Luba Drew describes her deportation from the Łódź Ghetto to Auschwitz-Birkenau.

Luba Drew (née Hajman ) was born in 1924, in Łódź Poland. Along with her family, she endured four years in the Littzmanstadt (Łódź)  ghetto. When the ghetto was evacuated, Luba and her family were deported on cattle cars to Auschwitz-Birkenau. Luba’s mother did not survive the selection process at the concentration camp and was sent to the gas chamber. Luba and her sister were chosen for work and sent to the Bergen-Belsen concentration camp and later to Salzwedel, where they worked in an ammunition factory.

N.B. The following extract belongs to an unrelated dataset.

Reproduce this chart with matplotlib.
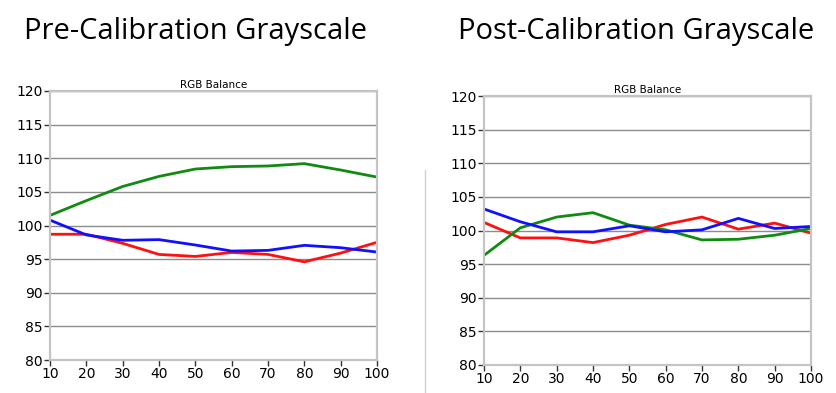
import matplotlib.pyplot as plt
from matplotlib.lines import Line2D

levels = [10, 20, 30, 40, 50, 60, 70, 80, 90, 100]

# Pre-calibration RGB balance
pre_red = [98.7, 98.7, 97.35, 95.7, 95.4, 96.0, 95.7, 94.6, 95.9, 97.5]
pre_green = [101.5, 103.7, 105.8, 107.3, 108.4, 108.75, 108.85, 109.2, 108.25, 107.2]
pre_blue = [100.8, 98.6, 97.8, 97.9, 97.1, 96.2, 96.3, 97.05, 96.7, 96.05]

# Post-calibration RGB balance
post_red = [101.2, 98.9, 98.9, 98.2, 99.3, 100.9, 102.0, 100.2, 101.1, 99.6]
post_green = [96.3, 100.4, 102.0, 102.65, 100.8, 100.1, 98.6, 98.7, 99.3, 100.3]
post_blue = [103.2, 101.3, 99.8, 99.8, 100.7, 99.8, 100.1, 101.8, 100.3, 100.6]

titles = ['Pre-Calibration Grayscale', 'Post-Calibration Grayscale']
yticks = [80, 85, 90, 95, 100, 105, 110, 115, 120]

W, H = 837, 393
fig = plt.figure(figsize=(W / 100, H / 100), dpi=100)


def setup_axes(box, red, green, blue, title, title_x):
    x0, y0, x1, y1 = box
    ax = fig.add_axes([x0 / W, 1 - y1 / H, (x1 - x0) / W, (y1 - y0) / H])
    ax.plot(levels, red, color='#ff1010', lw=2)
    ax.plot(levels, green, color='#108a10', lw=2)
    ax.plot(levels, blue, color='#1010ff', lw=2)
    ax.set_xlim(10, 100)
    ax.set_ylim(80, 120)
    ax.set_xticks(levels)
    ax.set_yticks(yticks)
    ax.yaxis.grid(True, color='#8c8c8c', lw=1.0)
    ax.set_axisbelow(True)
    for s in ax.spines.values():
        s.set_color('#c4c4c4')
        s.set_linewidth(1.6)
    ax.tick_params(axis='both', length=4, width=1, color='#333333',
                   labelsize=10, pad=1)
    ax.set_title('RGB Balance', fontsize=7.5, pad=2)
    fig.text(title_x / W, 1 - 31 / H, title, fontsize=21,
             family='Open Sans', ha='center', va='center')
    return ax


setup_axes((50, 91, 377, 360), pre_red, pre_green, pre_blue, titles[0], 196)
setup_axes((484, 96, 811, 365), post_red, post_green, post_blue, titles[1], 636)

# thin divider between the two charts
fig.add_artist(Line2D([425 / W, 425 / W], [0, 1 - 170 / H],
                      transform=fig.transFigure, color='#d0d0d0', lw=1))

fig.savefig('out.png', dpi=100)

After liberation, Luba met her future husband Leon at the Bergen-Belsen Displaced Persons camp in Germany. There, they were married by a field Rabbi, and their first child was born in the DP camp. They immigrated to Canada in 1949 and began a new life in Toronto.

Luba was a founding member of the Lodzer Centre Holocaust Congregation, and active as a speaker, sharing her experience in the Holocaust with school students.

Luba Drew died in 2014 and her full testimony is part of the Canadian Collection of Holocaust survivor testimonies. It is preserved in the USC Shoah Foundation’s Visual History Archive and accessible through the Ekstein Library.

Luba Drew

My brother and I found a hole in the floor that we thought a little bit of air is coming so we spent the whole, a whole night breathing that dirty air which was coming through that hole.